The domestic relationship between landlord and tenant does not exempt either party from statutory compliance obligations:

  • Right-to-rent checks: The right-to-rent scheme (Immigration Act 2014) requires landlords to check the immigration status of all adult occupiers before the start of a tenancy. This obligation applies equally where the tenant is a family member — a landlord who lets to an adult child or sibling must still carry out and document the right-to-rent check before the tenancy begins. Failure attracts civil penalties of up to £5,000 for a first breach and up to £10,000 for repeat breaches
  • Assured shorthold tenancy or excluded licence: Where the family member has exclusive possession of the property (the landlord does not live there), the tenancy is governed by the Housing Act 1988 as an assured shorthold tenancy — the same legal regime as any other residential letting. All AST requirements apply: deposit protection, prescribed information, How to Rent guide, gas safety certificate, EPC, electrical installation condition report, and (from 1 May 2026) periodic tenancy under the Renters' Rights Act. Where the family member lives with the landlord and does not have exclusive possession of the whole property, the arrangement may be an 'excluded licence' outside the 1988 Act
  • Deposit protection: If a security deposit is taken (even from a family member), it must be protected in a government-approved tenancy deposit protection scheme within 30 days of receipt and prescribed information must be served. A landlord who fails to protect a family member's deposit is exposed to the same penalties as for any other tenant — 1-3x the deposit amount
  • HMO licensing: Where a property is let to two or more family members who form more than one household (for example, adult children from different relationships), mandatory HMO licensing may apply. The 'family' exception in the Housing Act 2004 definition of an HMO covers members of the same family (broadly defined) who form a single household — not multiple separate households

Frequently asked questions

Can I let to my child at a reduced rent?+

Yes, but HMRC will restrict the tax relief. Under the uncommercial let rule (ITA 2007 s.127), losses from a letting at below-market rent cannot be set off against other rental income or employment income — they can only be carried forward against future profits from the same letting. Expenses are also effectively limited to the actual rent received, not the notional market rent.

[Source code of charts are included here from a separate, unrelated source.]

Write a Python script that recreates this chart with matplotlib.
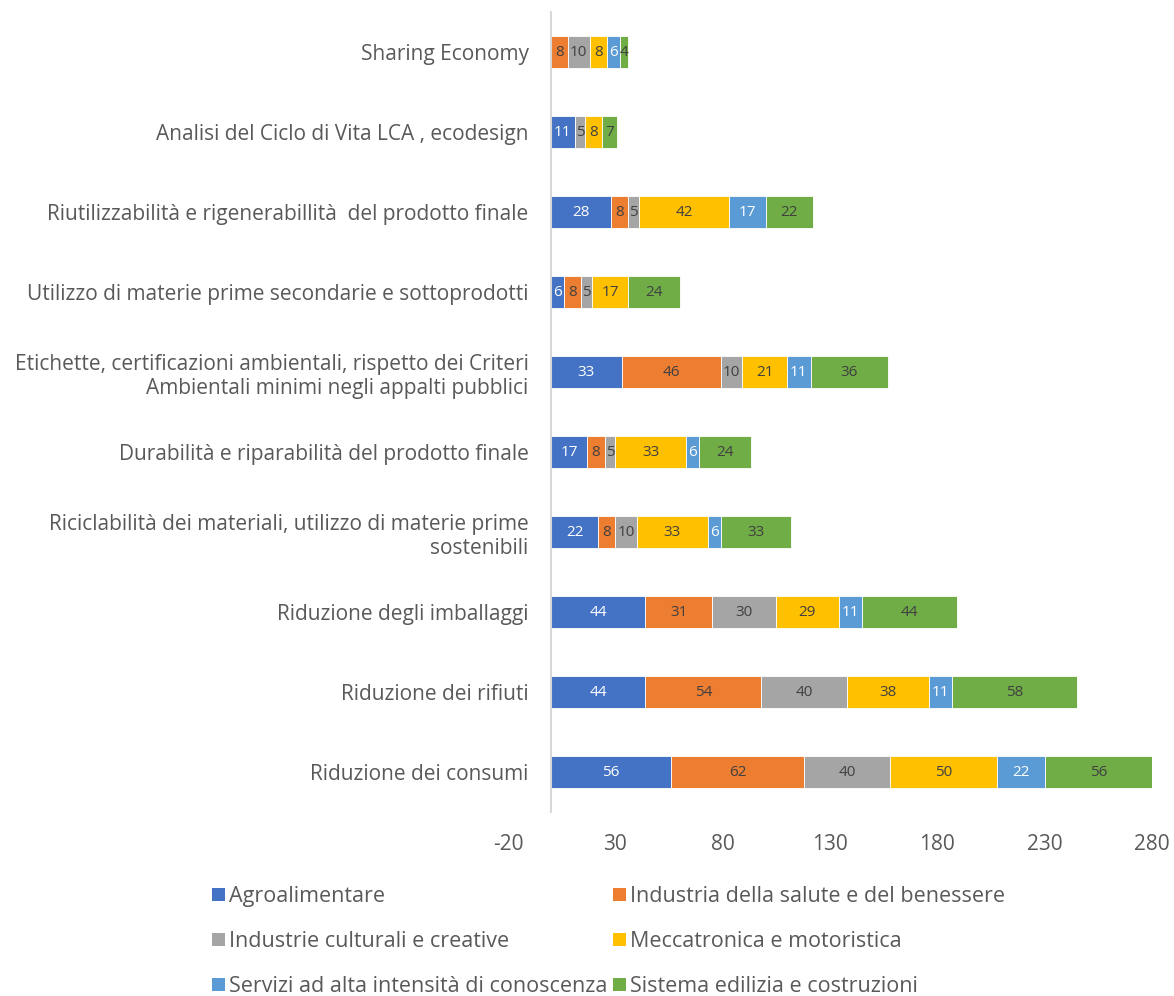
import matplotlib.pyplot as plt
from matplotlib.patches import Patch

# ------------------------------------------------------------
# dati (dall'alto verso il basso)
# ------------------------------------------------------------
categorie = [
    'Sharing Economy',
    'Analisi del Ciclo di Vita LCA , ecodesign',
    'Riutilizzabilità e rigenerabillità  del prodotto finale',
    'Utilizzo di materie prime secondarie e sottoprodotti',
    'Etichette, certificazioni ambientali, rispetto dei Criteri\nAmbientali minimi negli appalti pubblici',
    'Durabilità e riparabilità del prodotto finale',
    'Riciclabilità dei materiali, utilizzo di materie prime\nsostenibili',
    'Riduzione degli imballaggi',
    'Riduzione dei rifiuti',
    'Riduzione dei consumi',
]

serie = [
    'Agroalimentare',
    'Industria della salute e del benessere',
    'Industrie culturali e creative',
    'Meccatronica e motoristica',
    'Servizi ad alta intensità di conoscenza',
    'Sistema edilizia e costruzioni',
]

agroalimentare = [0, 11, 28, 6, 33, 17, 22, 44, 44, 56]
salute = [8, 0, 8, 8, 46, 8, 8, 31, 54, 62]
culturali = [10, 5, 5, 5, 10, 5, 10, 30, 40, 40]
meccatronica = [8, 8, 42, 17, 21, 33, 33, 29, 38, 50]
servizi = [6, 0, 17, 0, 11, 6, 6, 11, 11, 22]
edilizia = [4, 7, 22, 24, 36, 24, 33, 44, 58, 56]

valori = [agroalimentare, salute, culturali, meccatronica, servizi, edilizia]
colori = ['#4472C4', '#ED7D31', '#A5A5A5', '#FFC000', '#5B9BD5', '#70AD47']
col_testo = ['white', '#404040', '#404040', '#404040', 'white', '#404040']

XMIN, XMAX = -20, 280

plt.rcParams['font.family'] = ['Open Sans', 'DejaVu Sans']
plt.rcParams['axes.unicode_minus'] = False

fig = plt.figure(figsize=(11.74, 9.96), dpi=100)
ax = fig.add_axes([508 / 1174, 1 - 812 / 996, (1152 - 508) / 1174, 800 / 996])

y = list(range(len(categorie)))
left = [0] * len(categorie)
for vals, c, tc in zip(valori, colori, col_testo):
    ax.barh(y, vals, left=left, height=0.4, color=c, edgecolor='white', linewidth=0.6)
    for i, v in enumerate(vals):
        if v > 0:
            # la barra oltre 280 viene tagliata: etichetta al centro della parte visibile
            fine = min(left[i] + v, XMAX)
            ax.text((left[i] + fine) / 2, i, str(v), ha='center', va='center',
                    fontsize=11, color=tc)
    left = [a + b for a, b in zip(left, vals)]

ax.set_xlim(XMIN, XMAX)
ax.set_ylim(len(categorie) - 0.5, -0.5)
ax.set_xticks(range(-20, 281, 50))
ax.set_yticks(y)
ax.set_yticklabels(categorie, multialignment='center')
ax.tick_params(axis='both', length=0, labelsize=15, labelcolor='#595959')
ax.tick_params(axis='x', pad=16)
ax.tick_params(axis='y', pad=16)

for s in ['top', 'right', 'bottom']:
    ax.spines[s].set_visible(False)
ax.spines['left'].set_position(('data', 0))
ax.spines['left'].set_color('#D9D9D9')
ax.spines['left'].set_linewidth(1.5)

# legenda: ordine per righe
ordine = [0, 2, 4, 1, 3, 5]
maniglie = [Patch(facecolor=colori[k], label=serie[k]) for k in ordine]
fig.legend(handles=maniglie, ncol=2, loc='upper left',
           bbox_to_anchor=(212 / 1174, 1 - 886 / 996), frameon=False,
           fontsize=15.5, labelcolor='#595959', handlelength=0.6, handleheight=0.6,
           handletextpad=0.2, columnspacing=0.25, labelspacing=1.12,
           borderaxespad=0, borderpad=0)

plt.savefig('out.png', dpi=100)
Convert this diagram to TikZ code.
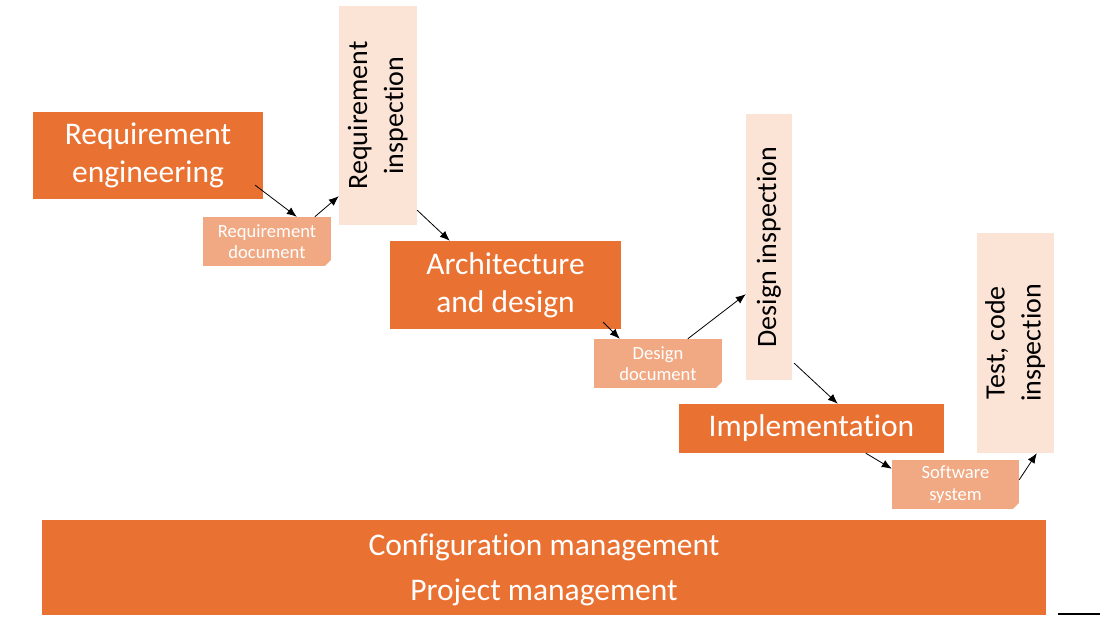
\documentclass[tikz,border=0pt]{standalone}
\usepackage{fontspec}
\setmainfont[Ligatures=NoCommon]{Carlito}
\usetikzlibrary{calc}
\usetikzlibrary{arrows.meta}

\definecolor{phasecol}{HTML}{E97132}
\definecolor{doccol}{HTML}{F1A983}
\definecolor{checkcol}{HTML}{FBE3D6}

\newcommand{\rottext}[1]{\rotatebox{90}{\begin{tabular}{@{}c@{}}#1\end{tabular}}}

\tikzset{
  phase/.style={rectangle,fill=phasecol,draw=none,text=white,align=center,inner sep=2pt,
    font=\fontsize{31.5}{38}\selectfont},
  docu/.style={rectangle,fill=doccol,draw=none,text=white,align=center,inner sep=2pt,
    minimum width=128,minimum height=49,font=\fontsize{18.6}{21.5}\selectfont,
    path picture={\fill[white] ([xshift=-6pt]path picture bounding box.south east) --
      (path picture bounding box.south east) -- ([yshift=6pt]path picture bounding box.south east) -- cycle;}},
  check/.style={rectangle,fill=checkcol,draw=none,text=black,inner sep=2pt,
    font=\fontsize{28}{36}\selectfont},
  flow/.style={black,line width=0.8pt,-{Latex[length=10pt,width=8pt]}}
}

\begin{document}
\begin{tikzpicture}[x=1pt,y=-1pt]
\useasboundingbox (0,0) rectangle (1104,617);

\node[phase,minimum width=230,minimum height=87] (reqeng) at (148,155.5) {Requirement\\engineering};
\node[docu] (reqdoc) at (267,241.5) {Requirement\\document};
\node[check,minimum width=78,minimum height=219] (reqinsp) at (378,115.5) {\rottext{Requirement\\inspection}};

\node[phase,minimum width=231,minimum height=88] (arch) at (505.5,285) {Architecture\\and design};
\node[docu] (desdoc) at (658,363.5) {Design\\document};
\node[check,minimum width=46,minimum height=266] (desinsp) at (769,247) {\rottext{Design inspection}};

\node[phase,minimum width=265,minimum height=49] (impl) at (811.5,428.5) {Implementation};
\node[docu,minimum width=127] (swsys) at (955.5,484.5) {Software\\system};
\node[check,minimum width=77,minimum height=220] (testinsp) at (1015.5,343) {\rottext{Test, code\\inspection}};

\node[phase,minimum width=1004,minimum height=95,text depth=0pt,font=\fontsize{31.5}{45}\selectfont] (mgmt) at (544,567.5) {Configuration management\\Project management};

\draw[flow] ($(reqeng.south east)+(-8,-14)$) -- ($(reqdoc.north west)+(94,0)$);
\draw[flow] ($(reqdoc.north west)+(112,0)$) -- ($(reqinsp.south west)+(0,-29)$);
\draw[flow] ($(reqinsp.south east)+(0,-15)$) -- ($(arch.north west)+(60,0)$);
\draw[flow] ($(arch.south east)+(-18,-7)$) -- ($(desdoc.north west)+(26,0)$);
\draw[flow] ($(desdoc.north west)+(94,0)$) -- ($(desinsp.south west)+(0,-86)$);
\draw[flow] ($(desinsp.south east)+(2,-17)$) -- ($(impl.north west)+(159,0)$);
\draw[flow] ($(impl.south west)+(187,0)$) -- ($(swsys.north west)+(0,9)$);
\draw[flow] ($(swsys.north east)+(0,20)$) -- ($(testinsp.south west)+(60,0)$);

\coordinate (rulea) at (1058,614);
\coordinate (ruleb) at (1100,614);
\draw[black,line width=1.2pt] (rulea) -- (ruleb);

\end{tikzpicture}
\end{document}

Do I need to do right-to-rent checks for a family member?+

Yes. The right-to-rent obligation under the Immigration Act 2014 applies equally where the tenant is a family member. The landlord must check the adult occupier's right to rent in England before the tenancy begins and keep a record of documents checked. Failure to do so attracts civil penalties of up to £5,000 for a first breach.

What is the gift with reservation of benefit rule in the context of family letting?+

Where a landlord gifts a property to a family member but continues to derive a benefit from it (for example, by living in it), the gift is treated as a 'gift with reservation of benefit' under IHTA 1984 s.102 and the property remains in the donor's estate for IHT purposes on death. An outright, unconditional gift with no benefit retained by the donor is a potentially exempt transfer — IHT-free if the donor survives seven years.

Is a letting to a family member subject to CGT on eventual sale?+

Yes — and any disposal (including a gift or sale at undervalue) to a connected person (TCGA 1992 s.286 — children, siblings, parents) is deemed to take place at open market value for CGT purposes, regardless of the actual consideration. Gift holdover relief (s.260 TCGA) is not available for residential investment property. Private residence relief may apply to the period the property was the landlord's main home.